Required work.
Return every line below as is, leaving out the pictures.

** START OF Supplied information **

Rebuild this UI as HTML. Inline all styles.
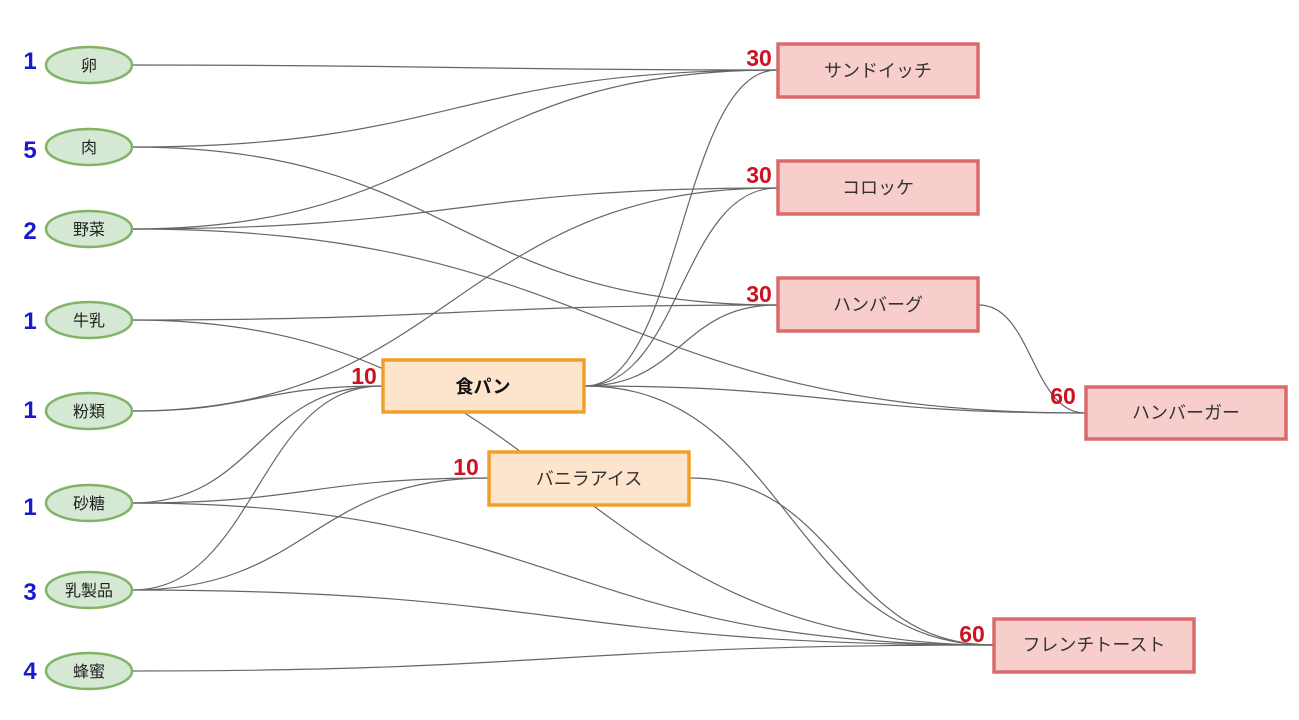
<!DOCTYPE html>
<html><head><meta charset="utf-8"><style>
html,body{margin:0;padding:0;background:#fff;}
svg{display:block;}
text{font-family:"Liberation Sans","Noto Sans CJK JP",sans-serif;}
</style></head><body>
<svg width="1299" height="720" viewBox="0 0 1299 720" xmlns="http://www.w3.org/2000/svg">
<g fill="none" stroke="#666" stroke-width="1.2">
<path d="M132 65 C454 65 454 70 777 70"/>
<path d="M132 147 C454 147 454 70 777 70"/>
<path d="M132 147 C454 147 454 305 777 305"/>
<path d="M132 229 C454 229 454 70 777 70"/>
<path d="M132 229 C454 229 454 188 777 188"/>
<path d="M132 229 C608 229 608 413 1085 413"/>
<path d="M132 320 C454 320 454 305 777 305"/>
<path d="M132 320 C562 320 562 645 993 645"/>
<path d="M132 411 C454 411 454 188 777 188"/>
<path d="M132 411 C257 411 257 386 382 386"/>
<path d="M132 503 C257 503 257 386 382 386"/>
<path d="M132 503 C310 503 310 478 488 478"/>
<path d="M132 503 C562 503 562 645 993 645"/>
<path d="M132 590 C257 590 257 386 382 386"/>
<path d="M132 590 C310 590 310 478 488 478"/>
<path d="M132 590 C562 590 562 645 993 645"/>
<path d="M132 671 C562 671 562 645 993 645"/>
<path d="M585 386 C681 386 681 70 777 70"/>
<path d="M585 386 C681 386 681 188 777 188"/>
<path d="M585 386 C681 386 681 305 777 305"/>
<path d="M585 386 C835 386 835 413 1085 413"/>
<path d="M585 386 C789 386 789 645 993 645"/>
<path d="M690 478 C841 478 841 645 993 645"/>
<path d="M979 305 C1032 305 1032 413 1085 413"/>
</g>
<g fill="#d5e8d4" stroke="#82b366" stroke-width="2.5">
<ellipse cx="89" cy="65" rx="43" ry="18"/>
<ellipse cx="89" cy="147" rx="43" ry="18"/>
<ellipse cx="89" cy="229" rx="43" ry="18"/>
<ellipse cx="89" cy="320" rx="43" ry="18"/>
<ellipse cx="89" cy="411" rx="43" ry="18"/>
<ellipse cx="89" cy="503" rx="43" ry="18"/>
<ellipse cx="89" cy="590" rx="43" ry="18"/>
<ellipse cx="89" cy="671" rx="43" ry="18"/>
</g>
<g font-size="16" fill="#222" text-anchor="middle">
<text x="89" y="71">卵</text>
<text x="89" y="153">肉</text>
<text x="89" y="235">野菜</text>
<text x="89" y="326">牛乳</text>
<text x="89" y="417">粉類</text>
<text x="89" y="509">砂糖</text>
<text x="89" y="596">乳製品</text>
<text x="89" y="677">蜂蜜</text>
</g>
<g font-size="24" font-weight="bold" fill="#1a1acc" text-anchor="middle">
<text x="30" y="69">1</text>
<text x="30" y="158">5</text>
<text x="30" y="239">2</text>
<text x="30" y="329">1</text>
<text x="30" y="418">1</text>
<text x="30" y="515">1</text>
<text x="30" y="600">3</text>
<text x="30" y="679">4</text>
</g>
<g fill="#f8cecc" stroke="#d96b6b" stroke-width="3.5">
<rect x="778" y="44" width="200" height="53"/>
<rect x="778" y="161" width="200" height="53"/>
<rect x="778" y="278" width="200" height="53"/>
<rect x="1086" y="387" width="200" height="52"/>
<rect x="994" y="619" width="200" height="53"/>
</g>
<g fill="#fde4cc" stroke="#f0a02a" stroke-width="3.5">
<rect x="383" y="360" width="201" height="52"/>
<rect x="489" y="452" width="200" height="53"/>
</g>
<g font-size="18" fill="#333" text-anchor="middle">
<text x="878" y="77">サンドイッチ</text>
<text x="878" y="194">コロッケ</text>
<text x="878" y="311">ハンバーグ</text>
<text x="1186" y="419">ハンバーガー</text>
<text x="1094" y="651">フレンチトースト</text>
<text x="483" y="393" font-weight="bold" fill="#111">食パン</text>
<text x="589" y="485">バニラアイス</text>
</g>
<g font-size="23" font-weight="bold" fill="#cc1122" text-anchor="middle">
<text x="759" y="66">30</text>
<text x="759" y="183">30</text>
<text x="759" y="302">30</text>
<text x="1063" y="404">60</text>
<text x="972" y="642">60</text>
<text x="364" y="384">10</text>
<text x="466" y="475">10</text>
</g>
</svg>
</body></html>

** END OF Supplied information **

Solution below.
Rebuild this UI as HTML. Inline all styles.
<!DOCTYPE html>
<html><head><meta charset="utf-8"><style>
html,body{margin:0;padding:0;background:#fff;}
svg{display:block;}
text{font-family:"Liberation Sans","Noto Sans CJK JP",sans-serif;}
</style></head><body>
<svg width="1299" height="720" viewBox="0 0 1299 720" xmlns="http://www.w3.org/2000/svg">
<g fill="none" stroke="#666" stroke-width="1.2">
<path d="M132 65 C454 65 454 70 777 70"/>
<path d="M132 147 C454 147 454 70 777 70"/>
<path d="M132 147 C454 147 454 305 777 305"/>
<path d="M132 229 C454 229 454 70 777 70"/>
<path d="M132 229 C454 229 454 188 777 188"/>
<path d="M132 229 C608 229 608 413 1085 413"/>
<path d="M132 320 C454 320 454 305 777 305"/>
<path d="M132 320 C562 320 562 645 993 645"/>
<path d="M132 411 C454 411 454 188 777 188"/>
<path d="M132 411 C257 411 257 386 382 386"/>
<path d="M132 503 C257 503 257 386 382 386"/>
<path d="M132 503 C310 503 310 478 488 478"/>
<path d="M132 503 C562 503 562 645 993 645"/>
<path d="M132 590 C257 590 257 386 382 386"/>
<path d="M132 590 C310 590 310 478 488 478"/>
<path d="M132 590 C562 590 562 645 993 645"/>
<path d="M132 671 C562 671 562 645 993 645"/>
<path d="M585 386 C681 386 681 70 777 70"/>
<path d="M585 386 C681 386 681 188 777 188"/>
<path d="M585 386 C681 386 681 305 777 305"/>
<path d="M585 386 C835 386 835 413 1085 413"/>
<path d="M585 386 C789 386 789 645 993 645"/>
<path d="M690 478 C841 478 841 645 993 645"/>
<path d="M979 305 C1032 305 1032 413 1085 413"/>
</g>
<g fill="#d5e8d4" stroke="#82b366" stroke-width="2.5">
<ellipse cx="89" cy="65" rx="43" ry="18"/>
<ellipse cx="89" cy="147" rx="43" ry="18"/>
<ellipse cx="89" cy="229" rx="43" ry="18"/>
<ellipse cx="89" cy="320" rx="43" ry="18"/>
<ellipse cx="89" cy="411" rx="43" ry="18"/>
<ellipse cx="89" cy="503" rx="43" ry="18"/>
<ellipse cx="89" cy="590" rx="43" ry="18"/>
<ellipse cx="89" cy="671" rx="43" ry="18"/>
</g>
<g font-size="16" fill="#222" text-anchor="middle">
<text x="89" y="71">卵</text>
<text x="89" y="153">肉</text>
<text x="89" y="235">野菜</text>
<text x="89" y="326">牛乳</text>
<text x="89" y="417">粉類</text>
<text x="89" y="509">砂糖</text>
<text x="89" y="596">乳製品</text>
<text x="89" y="677">蜂蜜</text>
</g>
<g font-size="24" font-weight="bold" fill="#1a1acc" text-anchor="middle">
<text x="30" y="69">1</text>
<text x="30" y="158">5</text>
<text x="30" y="239">2</text>
<text x="30" y="329">1</text>
<text x="30" y="418">1</text>
<text x="30" y="515">1</text>
<text x="30" y="600">3</text>
<text x="30" y="679">4</text>
</g>
<g fill="#f8cecc" stroke="#d96b6b" stroke-width="3.5">
<rect x="778" y="44" width="200" height="53"/>
<rect x="778" y="161" width="200" height="53"/>
<rect x="778" y="278" width="200" height="53"/>
<rect x="1086" y="387" width="200" height="52"/>
<rect x="994" y="619" width="200" height="53"/>
</g>
<g fill="#fde4cc" stroke="#f0a02a" stroke-width="3.5">
<rect x="383" y="360" width="201" height="52"/>
<rect x="489" y="452" width="200" height="53"/>
</g>
<g font-size="18" fill="#333" text-anchor="middle">
<text x="878" y="77">サンドイッチ</text>
<text x="878" y="194">コロッケ</text>
<text x="878" y="311">ハンバーグ</text>
<text x="1186" y="419">ハンバーガー</text>
<text x="1094" y="651">フレンチトースト</text>
<text x="483" y="393" font-weight="bold" fill="#111">食パン</text>
<text x="589" y="485">バニラアイス</text>
</g>
<g font-size="23" font-weight="bold" fill="#cc1122" text-anchor="middle">
<text x="759" y="66">30</text>
<text x="759" y="183">30</text>
<text x="759" y="302">30</text>
<text x="1063" y="404">60</text>
<text x="972" y="642">60</text>
<text x="364" y="384">10</text>
<text x="466" y="475">10</text>
</g>
</svg>
</body></html>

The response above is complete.